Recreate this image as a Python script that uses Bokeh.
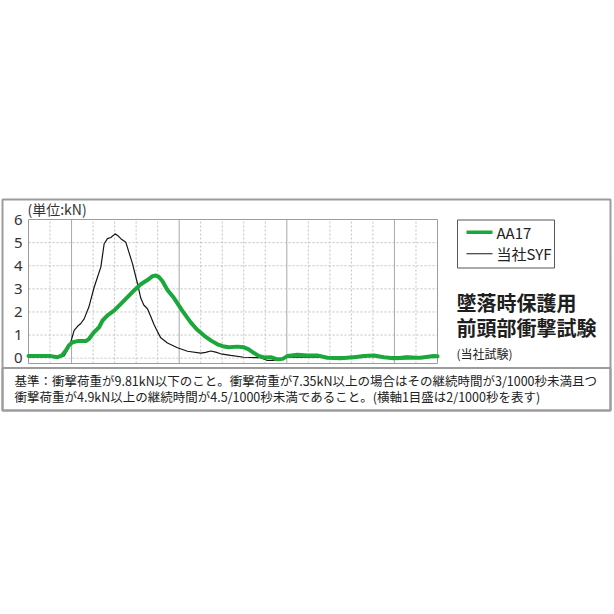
from bokeh.plotting import figure
from bokeh.models import Range1d
from bokeh.core.properties import value
from bokeh.embed import file_html
from bokeh.resources import INLINE

# ---------------- data ----------------
# time in ms (1 grid step = 2 ms), impact force in kN
time_ms_syf = [0.0, 2.1, 3.0, 3.31, 3.56, 3.93, 4.24, 4.56, 4.86, 5.17, 5.6,
               6.1, 6.72, 7.03, 7.34, 7.65, 8.05, 8.3, 8.58, 9.04, 9.32, 9.66,
               10.13, 10.43, 10.71, 11.05, 11.36, 11.67, 11.98, 12.29, 12.91,
               13.84, 14.77, 16.0, 16.46, 16.93, 17.39, 17.86, 18.78, 20.02,
               21.57, 22.19, 22.78, 23.24, 24.07, 25.28, 27.14, 28.99, 30.85,
               32.71, 34.1, 35.19, 36.42, 38.0]
force_syf = [0.05, 0.05, 0.05, 0.1, 0.3, 0.7, 1.2, 1.38, 1.5, 1.7, 2.2,
             3.07, 3.94, 4.95, 5.17, 5.22, 5.38, 5.3, 5.17, 5.02, 4.6, 4.09,
             3.22, 2.6, 2.3, 2.14, 1.8, 1.45, 1.15, 0.88, 0.66,
             0.45, 0.3, 0.22, 0.25, 0.31, 0.26, 0.19, 0.12, 0.04,
             0.02, -0.1, -0.1, -0.05, 0.04, 0.05, 0.05, 0.06, 0.09,
             0.07, 0.06, 0.09, 0.06, 0.07]

time_ms_aa17 = [0.0, 2.08, 2.7, 3.1, 3.47, 3.75, 4.09, 4.56, 5.33, 5.63, 6.1,
                6.56, 6.88, 7.34, 7.95, 8.58, 9.2, 9.81, 10.43, 11.05, 11.52,
                11.83, 12.1, 12.45, 12.91, 13.52, 14.3, 15.07, 15.63, 16.31,
                16.93, 17.55, 18.04, 18.6, 19.41, 20.02, 20.46, 20.95, 21.39,
                21.88, 22.5, 23.12, 23.61, 24.05, 24.98, 25.9, 26.83, 27.76,
                28.99, 30.23, 31.16, 32.09, 33.02, 33.94, 35.19, 36.42, 37.65,
                38.0]
force_aa17 = [0.09, 0.09, 0.04, 0.12, 0.33, 0.55, 0.69, 0.74, 0.74, 0.84, 1.13,
              1.34, 1.63, 1.85, 2.06, 2.35, 2.64, 2.93, 3.2, 3.38, 3.55,
              3.58, 3.52, 3.33, 2.95, 2.6, 2.05, 1.55, 1.25, 0.98,
              0.77, 0.6, 0.52, 0.47, 0.5, 0.47, 0.38, 0.22, 0.1,
              0.03, 0.04, -0.05, -0.03, 0.09, 0.15, 0.12, 0.12, 0.02,
              0.0, 0.04, 0.09, 0.12, 0.04, 0.0, 0.02, 0.02, 0.09,
              0.08]

y_tick_values = [0, 1, 2, 3, 4, 5, 6]
y_tick_labels = ["0", "1", "2", "3", "4", "5", "6"]
y_dashed_grid = [0, 1, 2, 3, 4, 5]
x_major_grid_ms = [4, 14, 24, 34]
x_minor_grid_ms = [2, 6, 8, 10, 12, 16, 18, 20, 22, 26, 28, 30, 32, 36]
x_limits_ms = (0, 38)
y_limits_kn = (-0.23, 6)

series_names = ["AA17", "当社SYF"]
unit_text = "(単位:kN)"
title_lines = ["墜落時保護用", "前頭部衝撃試験"]
subtitle_text = "(当社試験)"
note_lines = [
    "基準：衝撃荷重が9.81kN以下のこと。衝撃荷重が7.35kN以上の場合はその継続時間が3/1000秒未満且つ",
    "衝撃荷重が4.9kN以上の継続時間が4.5/1000秒未満であること。(横軸1目盛は2/1000秒を表す)",
]

# ---------------- layout (canvas pixels, y downwards) ----------------
W, H = 612, 612
FL, FT, FW, FH = 28, 219, 409, 144      # chart frame inside the canvas

CJK = "Noto Sans CJK JP"
GREEN = "#1ba83b"
BLACK = "#161616"
BORDER = "#9c9c9c"

p = figure(width=W, height=H, output_backend="svg", toolbar_location=None,
           x_range=Range1d(0, W), y_range=Range1d(H, 0),
           x_axis_location=None, y_axis_location=None,
           min_border=0, min_border_left=0, min_border_right=0,
           min_border_top=0, min_border_bottom=0,
           background_fill_color="white", border_fill_color="white")
p.outline_line_color = None
p.xgrid.visible = False
p.ygrid.visible = False

# data ranges mapped onto the chart frame region of the canvas
x0, x1 = x_limits_ms
y0, y1 = y_limits_kn
kx = FW / (x1 - x0)
ky = FH / (y1 - y0)
p.extra_x_ranges = {"ms": Range1d(x0 - FL / kx, x0 + (W - FL) / kx)}
p.extra_y_ranges = {"kN": Range1d(y0 - (H - FT - FH) / ky, y1 + FT / ky)}
D = dict(x_range_name="ms", y_range_name="kN")

# outer box and note area
p.quad(left=[2], right=[610], top=[199], bottom=[410], fill_color=None,
       line_color=BORDER, line_width=2)
p.quad(left=[2], right=[610], top=[367.5], bottom=[410], fill_color=None,
       line_color=BORDER, line_width=2)

# grid
p.segment(x0=x_minor_grid_ms, x1=x_minor_grid_ms,
          y0=[y0] * len(x_minor_grid_ms), y1=[y1] * len(x_minor_grid_ms),
          line_color="#c2c2c2", line_width=1, line_dash="2 2", **D)
p.segment(x0=[x0] * len(y_dashed_grid), x1=[x1] * len(y_dashed_grid),
          y0=y_dashed_grid, y1=y_dashed_grid,
          line_color="#c2c2c2", line_width=1, line_dash="2 2", **D)
p.segment(x0=x_major_grid_ms, x1=x_major_grid_ms,
          y0=[y0] * len(x_major_grid_ms), y1=[y1] * len(x_major_grid_ms),
          line_color="#a8a8a8", line_width=1, **D)
p.quad(left=[x0], right=[x1], bottom=[y0], top=[y1], fill_color=None,
       line_color=BORDER, line_width=1, **D)

# y tick labels
p.text(x=[FL - 6] * len(y_tick_values), y=y_tick_values, text=y_tick_labels,
       text_font=value("Noto Sans"), text_font_size=value("15px"),
       text_color="#333333", text_align="right", text_baseline="middle",
       y_range_name="kN")

# series
r_syf = p.line(time_ms_syf, force_syf, line_color=BLACK, line_width=1.2, **D)
r_aa = p.line(time_ms_aa17, force_aa17, line_color=GREEN, line_width=4,
              line_join="round", line_cap="round", **D)

# legend (box, sample lines, labels)
legend_rows_y = [231.7, 253.3]
legend_colors = [GREEN, BLACK]
legend_widths = [3.5, 1.1]
p.quad(left=[457], right=[554], top=[219.5], bottom=[267.5], fill_color="white",
       line_color="#555555", line_width=1)
p.segment(x0=[466, 466], x1=[492, 492], y0=legend_rows_y, y1=legend_rows_y,
          line_color=legend_colors, line_width=legend_widths)
p.text(x=[496, 496], y=legend_rows_y, text=series_names,
       text_font=value(CJK), text_font_size=value("15px"), text_color="#222222",
       text_align="left", text_baseline="middle")


def add_text(cx, cy, text, size, color="#222222", font=CJK, style="normal"):
    p.text(x=[cx], y=[cy], text=[text], text_font=value(font),
           text_font_size=value(size), text_color=color,
           text_font_style=style, text_baseline="middle", text_align="left")


add_text(27, 208, unit_text, "14px", "#333333")
add_text(456, 301.7, title_lines[0], "20px", "#1e1e1e", style="bold")
add_text(456, 326.7, title_lines[1], "20px", "#1e1e1e", style="bold")
add_text(456, 353, subtitle_text, "12px")
add_text(14, 380, note_lines[0], "12.5px")
add_text(14, 396, note_lines[1], "12.5px")

open("out.html", "w").write(file_html(p, INLINE))
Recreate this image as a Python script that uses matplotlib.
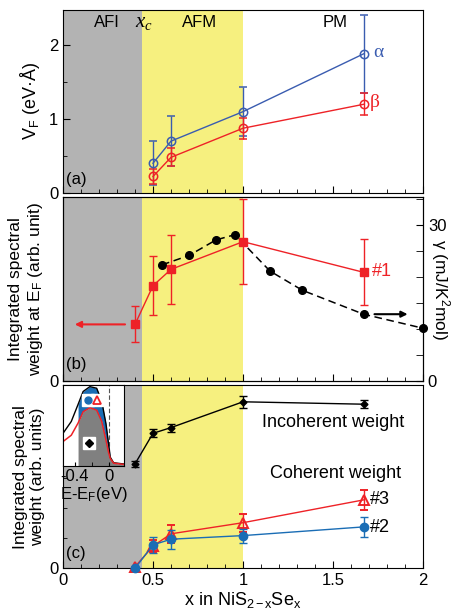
import matplotlib
matplotlib.use("Agg")
import numpy as np
import matplotlib.pyplot as plt
from matplotlib.ticker import MultipleLocator

plt.rcParams["font.family"] = ["Liberation Sans", "DejaVu Sans"]
plt.rcParams["font.size"] = 12
plt.rcParams["mathtext.default"] = "regular"
plt.rcParams["mathtext.fontset"] = "custom"
plt.rcParams["mathtext.it"] = "Liberation Serif:italic"
plt.rcParams["mathtext.rm"] = "Liberation Sans"

GRAY = "#b3b3b3"
YELLOW = "#f6f07f"
RED = "#ee2227"
BLUE_A = "#3a5cb0"
BLUE_C = "#1a6db5"

# phase regions
x_afi_end = 0.44
x_afm_end = 1.0

# (a) Fermi velocity
x_a = [0.5, 0.6, 1.0, 1.67]
v_alpha = [0.40, 0.70, 1.10, 1.885]
v_alpha_err = [0.30, 0.34, 0.33, 0.53]
v_beta = [0.22, 0.48, 0.875, 1.20]
v_beta_err = [0.10, 0.12, 0.14, 0.15]

# (b) weight at E_F and specific heat coefficient
x_b = [0.4, 0.5, 0.6, 1.0, 1.67]
w_ef = [0.307, 0.518, 0.607, 0.758, 0.591]
w_ef_err = [0.098, 0.16, 0.187, 0.232, 0.18]
x_gamma = [0.55, 0.7, 0.85, 0.955, 1.15, 1.33, 1.67, 2.0]
gamma = [22.3, 24.1, 27.1, 28.1, 21.1, 17.4, 12.8, 10.1]

# (c) incoherent / coherent weight
x_w = [0.4, 0.5, 0.6, 1.0, 1.67]
incoh = [3.48, 4.50, 4.69, 5.55, 5.47]
incoh_err = [0.09, 0.13, 0.13, 0.19, 0.13]
coh3 = [0.05, 0.74, 1.15, 1.52, 2.28]
coh3_err = [0.0, 0.20, 0.29, 0.30, 0.33]
coh2 = [0.0, 0.78, 0.97, 1.09, 1.38]
coh2_err = [0.0, 0.28, 0.31, 0.23, 0.33]

# inset spectra
e_in = [-0.54, -0.44, -0.36, -0.30, -0.22, -0.14, -0.08, -0.03, 0.0, 0.02, 0.06, 0.18]
spec_black = [0.40, 0.55, 0.76, 0.92, 0.98, 0.96, 0.80, 0.52, 0.28, 0.11, 0.04, 0.025]
spec_red = [0.30, 0.38, 0.53, 0.67, 0.72, 0.69, 0.55, 0.32, 0.17, 0.095, 0.035, 0.02]

W, H = 453, 610
fig = plt.figure(figsize=(W / 100, H / 100), dpi=100)


def box(left, top, right, bottom):
    return [left / W, 1 - bottom / H, (right - left) / W, (bottom - top) / H]


ax_a = fig.add_axes(box(63, 10, 423, 192.7))
ax_b = fig.add_axes(box(63, 197.3, 423, 380.7))
ax_c = fig.add_axes(box(63, 385, 423, 568.3))
ax_b2 = ax_b.twinx()
ax_b.set_zorder(1)
ax_b2.set_zorder(0)
ax_b.patch.set_visible(False)

for ax in (ax_a, ax_b2, ax_c):
    ax.axvspan(0, x_afi_end, color=GRAY, lw=0, zorder=0)
    ax.axvspan(x_afi_end, x_afm_end, color=YELLOW, lw=0, zorder=0)

for ax in (ax_a, ax_b, ax_c):
    ax.set_xlim(0, 2)
    ax.xaxis.set_major_locator(MultipleLocator(0.5))
    ax.xaxis.set_minor_locator(MultipleLocator(0.1))
    ax.tick_params(which="both", direction="in", top=False, right=False)
    ax.tick_params(which="major", length=5)
    ax.tick_params(which="minor", length=3)
    if ax is not ax_c:
        ax.tick_params(labelbottom=False)

ekw = dict(capsize=2.7, elinewidth=1, capthick=1, lw=1)

# (a)
ax_a.errorbar(x_a, v_alpha, yerr=v_alpha_err, color=BLUE_A, marker="o", ms=6,
              mfc="none", mew=1.1, **ekw)
ax_a.errorbar(x_a, v_beta, yerr=v_beta_err, color=RED, marker="o", ms=6,
              mfc="none", mew=1.1, **ekw)
ax_a.set_ylim(0, 2.48)
ax_a.yaxis.set_major_locator(MultipleLocator(1))
ax_a.yaxis.set_minor_locator(MultipleLocator(0.5))
ax_a.set_ylabel("V$_{\\mathregular{F}}$ (eV·Å)", fontsize=13)
ax_a.yaxis.set_label_coords(-0.058, 0.5)
ax_a.text(0.121, 0.929, "AFI", transform=ax_a.transAxes, ha="center", va="center")
ax_a.text(0.225, 0.925, r"$\mathit{x}_{\mathit{c}}$", transform=ax_a.transAxes,
          ha="center", va="center", fontsize=15)
ax_a.text(0.378, 0.929, "AFM", transform=ax_a.transAxes, ha="center", va="center")
ax_a.text(0.756, 0.929, "PM", transform=ax_a.transAxes, ha="center", va="center")
ax_a.text(0.875, 0.77, "α", transform=ax_a.transAxes, ha="center", va="center",
          color=BLUE_A, family="Liberation Serif", fontsize=14)
ax_a.text(0.867, 0.491, "β", transform=ax_a.transAxes, ha="center", va="center",
          color=RED, family="Liberation Serif", fontsize=14)
ax_a.text(0.036, 0.07, "(a)", transform=ax_a.transAxes, ha="center", va="center")

# (b)
ax_b2.plot(x_gamma, gamma, color="black", ls=(0, (5, 3)), lw=1.1, marker="o", ms=5.5,
           clip_on=False)
ax_b2.set_ylim(0, 35.3)
ax_b2.yaxis.set_major_locator(MultipleLocator(30))
ax_b2.yaxis.set_minor_locator(MultipleLocator(5))
ax_b2.tick_params(which="both", direction="in", length=5)
ax_b2.set_ylabel("γ (mJ/K$^{\\mathregular{2}}$mol)", rotation=270, va="center",
                 fontsize=12.5)
ax_b2.yaxis.set_label_coords(1.048, 0.5)
ax_b2.annotate("", xy=(1.93, gamma[-2]), xytext=(1.715, gamma[-2]),
               arrowprops=dict(arrowstyle="-|>", color="black", lw=1.5, mutation_scale=9))

ax_b.errorbar(x_b, w_ef, yerr=w_ef_err, color=RED, marker="s", ms=5.5, zorder=4, **ekw)
ax_b.set_ylim(0, 1)
ax_b.set_yticks([0])
ax_b.set_ylabel("Integrated spectral\nweight at E$_{\\mathregular{F}}$ (arb. unit)",
                linespacing=1.2, fontsize=12.5)
ax_b.yaxis.set_label_coords(-0.05, 0.5)
ax_b.annotate("", xy=(0.05, w_ef[0]), xytext=(0.36, w_ef[0]),
              arrowprops=dict(arrowstyle="-|>", color=RED, lw=1.5, mutation_scale=9))
ax_b.text(0.857, 0.594, "#1", transform=ax_b.transAxes, ha="left", va="center",
          color=RED, fontsize=13)
ax_b.text(0.036, 0.086, "(b)", transform=ax_b.transAxes, ha="center", va="center")

# (c)
ax_c.errorbar(x_w, incoh, yerr=incoh_err, color="black", marker="D", ms=3.5, **ekw)
ax_c.errorbar(x_w, coh3, yerr=coh3_err, color=RED, marker="^", ms=7, mfc="none",
              mew=1.4, zorder=3, clip_on=False, **ekw)
ax_c.errorbar(x_w, coh2, yerr=coh2_err, color=BLUE_C, marker="o", ms=6, zorder=4,
              clip_on=False, **ekw)
ax_c.set_ylim(0, 6.11)
ax_c.set_yticks([0])
ax_c.yaxis.set_minor_locator(MultipleLocator(1))
ax_c.set_ylabel("Integrated spectral\nweight (arb. units)", linespacing=1.2,
                fontsize=12.5)
ax_c.yaxis.set_label_coords(-0.05, 0.5)
ax_c.set_xticks([0, 0.5, 1, 1.5, 2], ["0", "0.5", "1", "1.5", "2"])
ax_c.set_xlabel("x in NiS$_{\\mathregular{2-x}}$Se$_{\\mathregular{x}}$", labelpad=1,
                fontsize=13)
ax_c.text(0.552, 0.794, "Incoherent weight", transform=ax_c.transAxes, ha="left",
          va="center", fontsize=13)
ax_c.text(0.575, 0.518, "Coherent weight", transform=ax_c.transAxes, ha="left",
          va="center", fontsize=13)
ax_c.text(0.853, 0.376, "#3", transform=ax_c.transAxes, ha="left", va="center", fontsize=13)
ax_c.text(0.853, 0.221, "#2", transform=ax_c.transAxes, ha="left", va="center", fontsize=13)
ax_c.text(0.036, 0.082, "(c)", transform=ax_c.transAxes, ha="center", va="center")

# inset
ax_in = fig.add_axes(box(63, 385, 124, 466))
ax_in.set_zorder(2)
ax_in.set_facecolor("white")
e = np.array(e_in)
sb = np.array(spec_black)
sr = np.array(spec_red)
edge = e >= -0.36
ax_in.axvline(0, color="#555555", ls=(0, (4, 2)), lw=0.8, zorder=0)
ax_in.fill_between(e, sr, sb, where=edge, color=BLUE_C, lw=0, zorder=1)
ax_in.fill_between(e, 0, sr, where=edge, color="#808080", lw=0, zorder=1)
ax_in.plot(e, sb, color="black", lw=1, zorder=2)
ax_in.plot(e, sr, color=RED, lw=1.1, zorder=2)
ax_in.plot([-0.24, -0.14], [0.81, 0.81], ls="none", marker="s", ms=9, color="white",
           zorder=3)
ax_in.plot([-0.24], [0.81], ls="none", marker="o", ms=5, color=BLUE_C, zorder=4)
ax_in.plot([-0.14], [0.81], ls="none", marker="^", ms=5.5, mfc="none", mew=1.3,
           color=RED, zorder=4)
ax_in.plot([-0.227], [0.28], ls="none", marker="s", ms=9, color="white", zorder=3)
ax_in.plot([-0.227], [0.28], ls="none", marker="D", ms=4, color="black", zorder=4)
ax_in.set_xlim(-0.538, 0.183)
ax_in.set_ylim(0, 1)
ax_in.set_yticks([])
ax_in.set_xticks([-0.4, 0], ["-0.4", "0"])
ax_in.xaxis.set_minor_locator(MultipleLocator(0.2))
ax_in.tick_params(which="both", direction="in", length=3, pad=2)
ax_in.set_xlabel("E-E$_{\\mathregular{F}}$(eV)", labelpad=1)

fig.savefig("out.png", dpi=100)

^^^^^^^^

◆ JOB
Please reproduce the listing exactly from its opening line through the line that contains "0.07, 0.06, 0.09, 0.06, 0.07]", both included, with all pictures omitted.

◆ ANSWER TO THIS TASK
Recreate this image as a Python script that uses Bokeh.
from bokeh.plotting import figure
from bokeh.models import Range1d
from bokeh.core.properties import value
from bokeh.embed import file_html
from bokeh.resources import INLINE

# ---------------- data ----------------
# time in ms (1 grid step = 2 ms), impact force in kN
time_ms_syf = [0.0, 2.1, 3.0, 3.31, 3.56, 3.93, 4.24, 4.56, 4.86, 5.17, 5.6,
               6.1, 6.72, 7.03, 7.34, 7.65, 8.05, 8.3, 8.58, 9.04, 9.32, 9.66,
               10.13, 10.43, 10.71, 11.05, 11.36, 11.67, 11.98, 12.29, 12.91,
               13.84, 14.77, 16.0, 16.46, 16.93, 17.39, 17.86, 18.78, 20.02,
               21.57, 22.19, 22.78, 23.24, 24.07, 25.28, 27.14, 28.99, 30.85,
               32.71, 34.1, 35.19, 36.42, 38.0]
force_syf = [0.05, 0.05, 0.05, 0.1, 0.3, 0.7, 1.2, 1.38, 1.5, 1.7, 2.2,
             3.07, 3.94, 4.95, 5.17, 5.22, 5.38, 5.3, 5.17, 5.02, 4.6, 4.09,
             3.22, 2.6, 2.3, 2.14, 1.8, 1.45, 1.15, 0.88, 0.66,
             0.45, 0.3, 0.22, 0.25, 0.31, 0.26, 0.19, 0.12, 0.04,
             0.02, -0.1, -0.1, -0.05, 0.04, 0.05, 0.05, 0.06, 0.09,
             0.07, 0.06, 0.09, 0.06, 0.07]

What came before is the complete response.